Yerevan downtown is a modern, almost west European city and you could mistakenly believe you are somewhere southern France, but when you come into the outskirts you notice this is a poor country and when you see the countryside you think even the Banlieu is rich. Whilst Yerevan is full of white and black SUV and large Mercedes limousines on the countryside you can see people residing in what are mere shacks. Houses that are little more then a tin roof and some bare walls.
One of the youth centers we visited was opposite from the state security service so we were not allowed to take any pictures, as not to endanger the security of the Republic of Armenia, but I guess they have little trouble with anti social behavior of youth around the place.
However half oft he population lives in Yerevan. As in all places these days mobile phones seem to have become universal and we ad reception of some kind or other everywhere.
Of course this was not a tourist trip and we ad lots of meetings on the three topics of our trip. It was very interesting to see the perceptions and discussions on youth in an east European transformation state. One of the most remarkable visits was when we went to see the leader of the people of a disabled persons NGO in Gyumri. The woman seemed spastic paralysed but had funded this NGO to help other disabled woman in their region. She was very charismatic and she had learned English within just 6 years and could converse with us freely.
Some of the stuff seemed strange, for example some of the questions the ministry for youth and sports asked in their youth study, for people aged 18 – 30. We here would include a different age range, when we do a „youth survey“ and maybe ask not so many questions about divorce and partnerships.

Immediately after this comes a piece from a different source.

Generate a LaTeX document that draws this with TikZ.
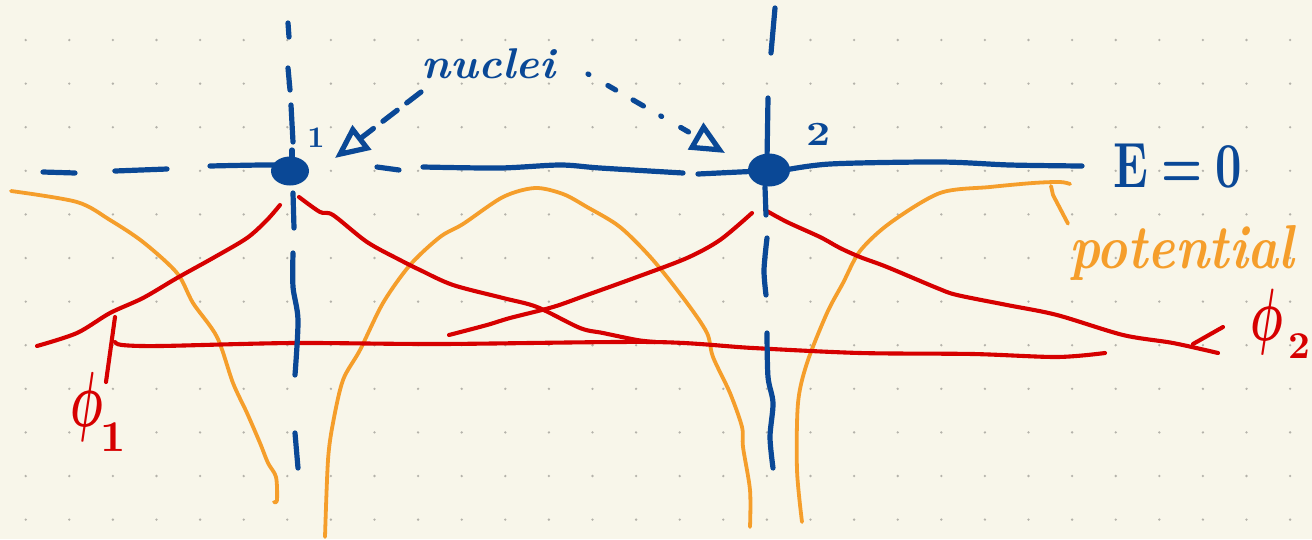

A reoccurring theme of the presentations and workshops we had, was the lack of transparency in organizations, that some youth NGO are funded specifically to grab funding or even funded because a donor organization wishes to have a NGO it can fund a program or project with. Examples of transparency included a new online system in which you can see who got which funding for which project including the recites and through which the application process is conducted. This is very transparent and everyone can check who gets money from the government then.
What is not transparent and right in our place? Does the system of youth ring and the selection of local members on the local level really met transparent standards or is it just placing parties affiliates into the youth committee.
These voyage are always not only about studying how things are done in a different country under difference circumstance but also about our own practices. In Germany we often think that everything is OK here and many things are actually okay, but if you look deeper and see what are the underlying structures you see that many things are not transparent and as democratic as they seem.
Outside Yerevan, Armenia is an empty place, we travelled hours through a mostly empty but beautiful landscape with impressive mountain vistas and panoramic views that you cannot even find in Switzerland. Lake Sevan which we could visit on our free Sunday offered a stark contrast between snow caped peaks in the background, a almost barren dry landscape and a crystal clear lake.
As important as the official meetings and encounters are always the coffee breaks and off time encounters. We made some really interesting connections and had really good side discussions on a variety of topics from Ukrainian politics to the post heroic state of German society.
I strongly feel we will try to use the connections we made for further exchange projects.